天才を育てた師匠 杉本昌隆八段(5)成長する姿を見せながら 「黙って見守る師匠でありたい」

天才を育てた師匠 杉本昌隆八段(5)成長する姿を見せながら 「黙って見守る師匠でありたい」
天才を育てた師匠 杉本昌隆八段(5)成長する姿を見せながら 「黙って見守る師匠でありたい」
その他の写真を見る (1/3枚)

 将棋の最年少プロ、藤井聡太七段(16)の師匠、杉本昌隆八段(50)への独占インタビューの最終回。杉本八段の、いわば師匠哲学が心に残ります。(聞き手・中島高幸)

 --何歳で弟子をとったのですか

 杉本 30代前半ですね。現在、指導棋士となった竹内貴浩四段が最初の弟子でした。彼は地元を中心に普及活動をしています。

 --現在、弟子は何人おられるのですか

 杉本 プロは藤井聡太七段、女流は室田伊緒女流二段と中澤沙耶女流初段。そのほか奨励会に5人います。
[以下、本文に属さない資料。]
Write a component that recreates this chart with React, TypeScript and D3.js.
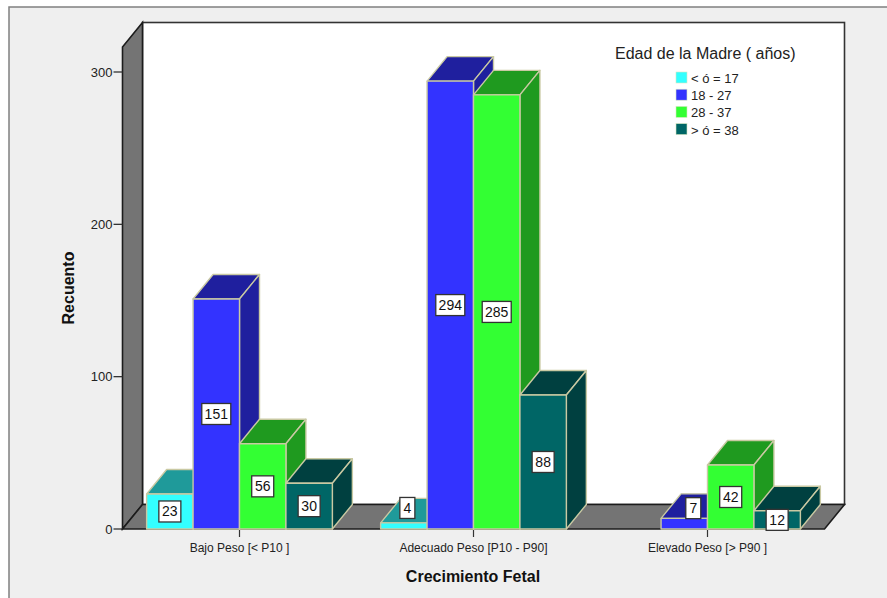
import React from "react";
import * as d3 from "d3";

// Counts per fetal growth class, one array per maternal age group
const categories = ["Bajo Peso [< P10 ]", "Adecuado Peso [P10 - P90]", "Elevado Peso [> P90 ]"];
const ageGroups = ["< ó = 17", "18 - 27", "28 - 37", "> ó = 38"];
const under17: (number | null)[] = [23, 4, null];
const from18to27: (number | null)[] = [151, 294, 7];
const from28to37: (number | null)[] = [56, 285, 42];
const over38: (number | null)[] = [30, 88, 12];
const seriesValues = [under17, from18to27, from28to37, over38];
const yTicks = [0, 100, 200, 300];

const frontColors = ["#33ffff", "#3333ff", "#33ff33", "#006666"];
const topColors = ["#1f9a9a", "#1f1f9e", "#1f9a1f", "#004040"];
const sideColors = ["#1f9a9a", "#1f1f9e", "#1f9a1f", "#004040"];

const FONT = "'Liberation Sans', Arial, sans-serif";
const DEPTH_X = 20;
const DEPTH_Y = -24.5;
const BASE_Y = 529;
const EDGE = "#c9c9a3";
const INK = "#1c1c1c";

const y = d3.scaleLinear().domain([0, 300]).range([BASE_Y, 72]);
const x = d3.scaleBand<string>().domain(categories).range([122.5, 824.5]);
const inner = d3
  .scaleBand<string>()
  .domain(ageGroups)
  .range([0, x.bandwidth()])
  .paddingInner(0)
  .paddingOuter(0.52);

const poly = d3.line<[number, number]>();

// Labels on very short bars are lifted clear of the bar
function labelOffset(height: number, width: number): [number, number] {
  if (height < 8) return [3.5, -18];
  if (height < 14) return [9, -15.5];
  return [0, 0];
}

function ValueLabel({ cx, cy, text }: { cx: number; cy: number; text: string }) {
  const w = text.length * 7 + 8;
  const h = 21;
  return (
    <g>
      <rect x={cx - w / 2} y={cy - h / 2} width={w} height={h} fill="#fff" stroke="#333" strokeWidth={1.3} />
      <text x={cx} y={cy + 4.8} textAnchor="middle" fontFamily={FONT} fontSize={14} fill="#111">
        {text}
      </text>
    </g>
  );
}

export default function App() {
  const bars = categories.flatMap((cat, ci) =>
    ageGroups.flatMap((group, si) => {
      const v = seriesValues[si][ci];
      return v == null ? [] : [{ cat, group, si, v }];
    })
  );
  const x0 = 122.5;
  const x1 = 824.5;
  const top = y(300) - 25;

  return (
    <svg width={887} height={598} style={{ position: "absolute", left: 0, top: 0 }}>
      <rect width={887} height={598} fill="#fff" />
      <rect x={9} y={7} width={890} height={600} fill="#efefef" stroke="#808080" strokeWidth={1.5} />

      {/* back wall, side wall and floor of the 3-D box */}
      <rect x={x0 + DEPTH_X} y={top + DEPTH_Y} width={x1 - x0} height={BASE_Y + DEPTH_Y - top - DEPTH_Y} fill="#fff" stroke="#333" strokeWidth={1.6} />
      <path
        d={poly([[x0, BASE_Y], [x0, top], [x0 + DEPTH_X, top + DEPTH_Y], [x0 + DEPTH_X, BASE_Y + DEPTH_Y]]) + "Z"}
        fill="#747474"
        stroke={INK}
        strokeWidth={1.6}
      />
      <path
        d={poly([[x0, BASE_Y], [x1, BASE_Y], [x1 + DEPTH_X, BASE_Y + DEPTH_Y], [x0 + DEPTH_X, BASE_Y + DEPTH_Y]]) + "Z"}
        fill="#747474"
        stroke={INK}
        strokeWidth={1.6}
      />

      {/* axes */}
      {yTicks.map((t) => (
        <g key={t}>
          <line x1={x0 - 9} x2={x0} y1={y(t)} y2={y(t)} stroke="#333" strokeWidth={1.3} />
          <text x={x0 - 10} y={y(t) + 4.5} textAnchor="end" fontFamily={FONT} fontSize={13} fill="#222">
            {t}
          </text>
        </g>
      ))}
      {categories.map((c) => {
        const cx = x(c)! + x.bandwidth() / 2;
        return (
          <g key={c}>
            <line x1={cx} x2={cx} y1={BASE_Y + 1} y2={BASE_Y + 8} stroke="#333" strokeWidth={1.2} />
            <text x={cx} y={552} textAnchor="middle" fontFamily={FONT} fontSize={12} fill="#222">
              {c}
            </text>
          </g>
        );
      })}

      {/* bars, painted left to right so each one overlaps its neighbour's side face */}
      {bars.map((b) => {
        const left = x(b.cat)! + inner(b.group)!;
        const right = left + inner.bandwidth();
        const t = y(b.v);
        return (
          <g key={b.cat + b.group} stroke={EDGE} strokeWidth={1.4} strokeLinejoin="round">
            <path
              d={poly([[left, t], [left + DEPTH_X, t + DEPTH_Y], [right + DEPTH_X, t + DEPTH_Y], [right, t]]) + "Z"}
              fill={topColors[b.si]}
            />
            <path
              d={poly([[right, t], [right + DEPTH_X, t + DEPTH_Y], [right + DEPTH_X, BASE_Y + DEPTH_Y], [right, BASE_Y]]) + "Z"}
              fill={sideColors[b.si]}
            />
            <rect x={left} y={t} width={right - left} height={BASE_Y - t} fill={frontColors[b.si]} />
          </g>
        );
      })}

      {/* value labels go on last so no bar covers them */}
      {bars.map((b) => {
        const left = x(b.cat)! + inner(b.group)!;
        const t = y(b.v);
        const [dx, dy] = labelOffset(BASE_Y - t, inner.bandwidth());
        return (
          <ValueLabel
            key={b.cat + b.group}
            cx={left + inner.bandwidth() / 2 + dx}
            cy={(t + BASE_Y) / 2 + dy}
            text={String(b.v)}
          />
        );
      })}

      {/* axis titles */}
      <text x={473} y={582} textAnchor="middle" fontFamily={FONT} fontSize={16} fontWeight="bold" fill="#111">
        Crecimiento Fetal
      </text>
      <text
        transform="translate(74,288) rotate(-90)"
        textAnchor="middle"
        fontFamily={FONT}
        fontSize={16}
        fontWeight="bold"
        fill="#111"
      >
        Recuento
      </text>

      {/* legend */}
      <text x={615} y={59} fontFamily={FONT} fontSize={16} fill="#222">
        Edad de la Madre ( años)
      </text>
      {ageGroups.map((g, i) => (
        <g key={g}>
          <rect x={676} y={72 + i * 17.2} width={11} height={11} fill={frontColors[i]} stroke="#d8e8c0" strokeWidth={0.6} />
          <text x={691} y={83 + i * 17.2} fontFamily={FONT} fontSize={13} fill="#222">
            {g}
          </text>
        </g>
      ))}
    </svg>
  );
}
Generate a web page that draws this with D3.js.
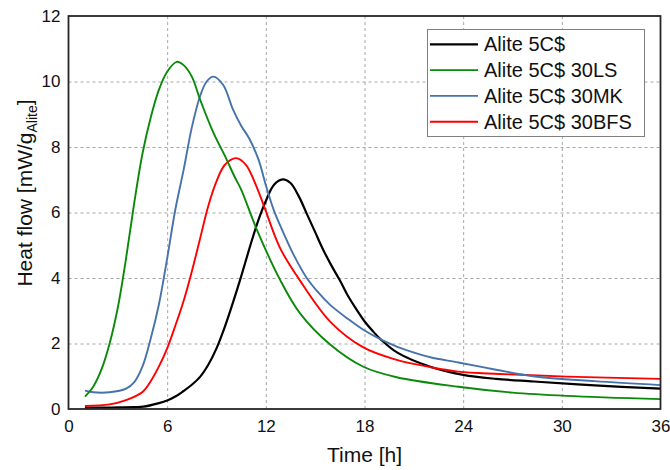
<!DOCTYPE html>
<html>
<head>
<meta charset="utf-8">
<script src="https://cdn.jsdelivr.net/npm/d3@7"></script>
<style>
  body { margin: 0; background: #fff; }
  svg { font-family: Arial, "Liberation Sans", sans-serif; }
</style>
</head>
<body>
<div id="chart"></div>
<script>
// series names (legend order)
var names = ["Alite 5C$", "Alite 5C$ 30LS", "Alite 5C$ 30MK", "Alite 5C$ 30BFS"];
var colors = ["#000000", "#0a8a0a", "#4673aa", "#ff0000"];

// time [h] and heat flow [mW/g]
var tRef = [1, 2, 3, 4, 4.55, 5.5, 6, 6.5, 7, 7.5, 8, 8.5, 9, 9.5, 10, 10.5, 11, 11.5, 12, 12.5, 13.03, 13.5, 14, 14.5, 15, 15.5, 16, 16.5, 17, 17.5, 18, 18.5, 19, 20, 22, 24, 26, 28.3, 32, 36];
var qRef = [0.04, 0.04, 0.05, 0.06, 0.07, 0.18, 0.26, 0.38, 0.55, 0.74, 0.98, 1.35, 1.85, 2.5, 3.25, 4.05, 4.9, 5.7, 6.35, 6.85, 7.01, 6.9, 6.5, 5.95, 5.4, 4.85, 4.37, 3.93, 3.45, 3.05, 2.68, 2.38, 2.12, 1.72, 1.29, 1.04, 0.92, 0.84, 0.72, 0.62];

var tLS = [1, 1.5, 2, 2.5, 3, 3.5, 4, 4.5, 5, 5.5, 6, 6.58, 7, 7.5, 8, 8.81, 9.52, 10.13, 10.5, 11.45, 12.86, 14.08, 15.91, 17.93, 19.96, 23.71, 27, 30.3, 36];
var qLS = [0.38, 0.68, 1.2, 2.0, 3.1, 4.6, 6.3, 7.8, 8.9, 9.75, 10.3, 10.6, 10.5, 10.15, 9.45, 8.44, 7.72, 7.06, 6.7, 5.48, 3.95, 2.92, 1.97, 1.29, 0.97, 0.68, 0.5, 0.4, 0.3];

var tMK = [1, 1.5, 2.5, 3.5, 4, 4.5, 5, 5.5, 6, 6.5, 7, 7.5, 8, 8.4, 8.81, 9.4, 10, 10.5, 11, 11.55, 12.05, 12.5, 13.07, 13.7, 14.49, 15.2, 15.91, 17, 17.93, 19.05, 20, 20.97, 22, 23.71, 26, 28.26, 32, 36];
var qMK = [0.56, 0.51, 0.51, 0.62, 0.82, 1.3, 2.15, 3.2, 4.6, 6.1, 7.3, 8.6, 9.55, 10.0, 10.15, 9.9, 9.15, 8.65, 8.25, 7.62, 6.75, 6.05, 5.38, 4.7, 4.0, 3.55, 3.18, 2.75, 2.42, 2.11, 1.9, 1.73, 1.58, 1.42, 1.2, 1.0, 0.85, 0.73];

var tBFS = [1, 2.5, 3.5, 4.5, 5, 5.5, 6, 6.5, 7, 7.5, 8, 8.5, 9, 9.5, 10.19, 10.8, 11.3, 11.85, 12.86, 14.08, 15.91, 17.93, 19.96, 21.99, 23.71, 26.2, 30.3, 36];
var qBFS = [0.09, 0.14, 0.27, 0.52, 0.85, 1.3, 1.85, 2.55, 3.3, 4.2, 5.2, 6.2, 6.95, 7.45, 7.66, 7.45, 6.95, 6.25, 4.92, 3.92, 2.67, 1.88, 1.5, 1.28, 1.14, 1.07, 0.99, 0.92];

var xTicks = [0, 6, 12, 18, 24, 30, 36];
var yTicks = [0, 2, 4, 6, 8, 10, 12];

var width = 670, height = 470;
var m = { left: 68.5, right: 9.5, top: 16, bottom: 61 };

var svg = d3.select("#chart").append("svg")
    .attr("width", width)
    .attr("height", height);

var x = d3.scaleLinear().domain([0, 36]).range([m.left, width - m.right]);
var y = d3.scaleLinear().domain([0, 12]).range([height - m.bottom, m.top]);

// dashed grid
svg.append("g")
    .attr("transform", "translate(0," + y(0) + ")")
    .call(d3.axisBottom(x).tickValues(xTicks.slice(1, -1)).tickSize(-(y(0) - y(12))).tickFormat(""))
    .call(g => g.select(".domain").remove())
    .selectAll("line").attr("stroke", "#a6a6a6").attr("stroke-dasharray", "3,3");
svg.append("g")
    .attr("transform", "translate(" + x(0) + ",0)")
    .call(d3.axisLeft(y).tickValues(yTicks.slice(1, -1)).tickSize(-(x(36) - x(0))).tickFormat(""))
    .call(g => g.select(".domain").remove())
    .selectAll("line").attr("stroke", "#a6a6a6").attr("stroke-dasharray", "3,3");

// curves
var series = [
    { t: tRef, q: qRef },
    { t: tLS, q: qLS },
    { t: tMK, q: qMK },
    { t: tBFS, q: qBFS }
];
var line = d3.line()
    .x(d => x(d[0]))
    .y(d => y(d[1]))
    .curve(d3.curveCatmullRom.alpha(0.5));

var plot = svg.append("g");
// black first, coloured ones on top
[0, 3, 2, 1].forEach(i => {
    var pts = series[i].t.map((t, j) => [t, series[i].q[j]]);
    plot.append("path")
        .attr("d", line(pts))
        .attr("fill", "none")
        .attr("stroke", colors[i])
        .attr("stroke-width", i == 0 ? 2.2 : 1.9);
});

// frame
svg.append("rect")
    .attr("x", x(0)).attr("y", y(12))
    .attr("width", x(36) - x(0)).attr("height", y(0) - y(12))
    .attr("fill", "none")
    .attr("stroke", "#262626")
    .attr("stroke-width", 1.8);

// tick labels
svg.append("g")
    .attr("transform", "translate(0," + y(0) + ")")
    .call(d3.axisBottom(x).tickValues(xTicks).tickSize(0).tickPadding(11))
    .call(g => g.select(".domain").remove())
    .selectAll("text").attr("font-size", 17).attr("font-family", "Arial, 'Liberation Sans', sans-serif").attr("fill", "#111");
svg.append("g")
    .attr("transform", "translate(" + x(0) + ",0)")
    .call(d3.axisLeft(y).tickValues(yTicks).tickSize(0).tickPadding(8))
    .call(g => g.select(".domain").remove())
    .selectAll("text").attr("font-size", 17).attr("font-family", "Arial, 'Liberation Sans', sans-serif").attr("fill", "#111");

// axis titles
svg.append("text")
    .attr("x", (x(0) + x(36)) / 2)
    .attr("y", 462)
    .attr("text-anchor", "middle")
    .attr("font-size", 21)
    .attr("fill", "#111")
    .text("Time [h]");

var yt = svg.append("text")
    .attr("transform", "translate(32,193) rotate(-90)")
    .attr("text-anchor", "middle")
    .attr("font-size", 21)
    .attr("fill", "#111");
yt.append("tspan").text("Heat flow [mW/g");
yt.append("tspan").attr("font-size", 14).attr("dy", 5).text("Alite");
yt.append("tspan").attr("dy", -5).text("]");

// legend
var lg = svg.append("g");
lg.append("rect")
    .attr("x", 427.5).attr("y", 29.5)
    .attr("width", 217).attr("height", 107)
    .attr("fill", "#fff")
    .attr("stroke", "#808080")
    .attr("stroke-width", 1);
names.forEach((n, i) => {
    var ly = 44.3 + i * 25.8;
    lg.append("line")
        .attr("x1", 430).attr("x2", 478)
        .attr("y1", ly).attr("y2", ly)
        .attr("stroke", colors[i])
        .attr("stroke-width", i == 0 ? 2.2 : 1.9);
    lg.append("text")
        .attr("x", 484).attr("y", ly + 6.8)
        .attr("font-size", 20)
        .attr("fill", "#111")
        .text(n);
});
</script>
</body>
</html>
 --「教えることに専念したいわけではない」とおっしゃってました

 杉本 自分はどこまでいっても道半ば。そもそも教えるという概念があまりない。指導とか学ぶという関係でなく、同じ道を志す先輩と後輩という関係でありたいです。

 --ご自身の経験も影響しているのでしょうか

 杉本 私が師匠の門下に入ったとき、兄弟子が4人おり、夜中に買い物に行かされたりしました。師匠には悪い思い出はありませんけど、先輩後輩関係では、疑問をもっていました。だから、自分が師匠になったときは、先輩だからいばっているとか、後輩は言うことを聞かなければならないという空気はなくしたかったんです。純粋に技術を競い合える関係をつくりたかった。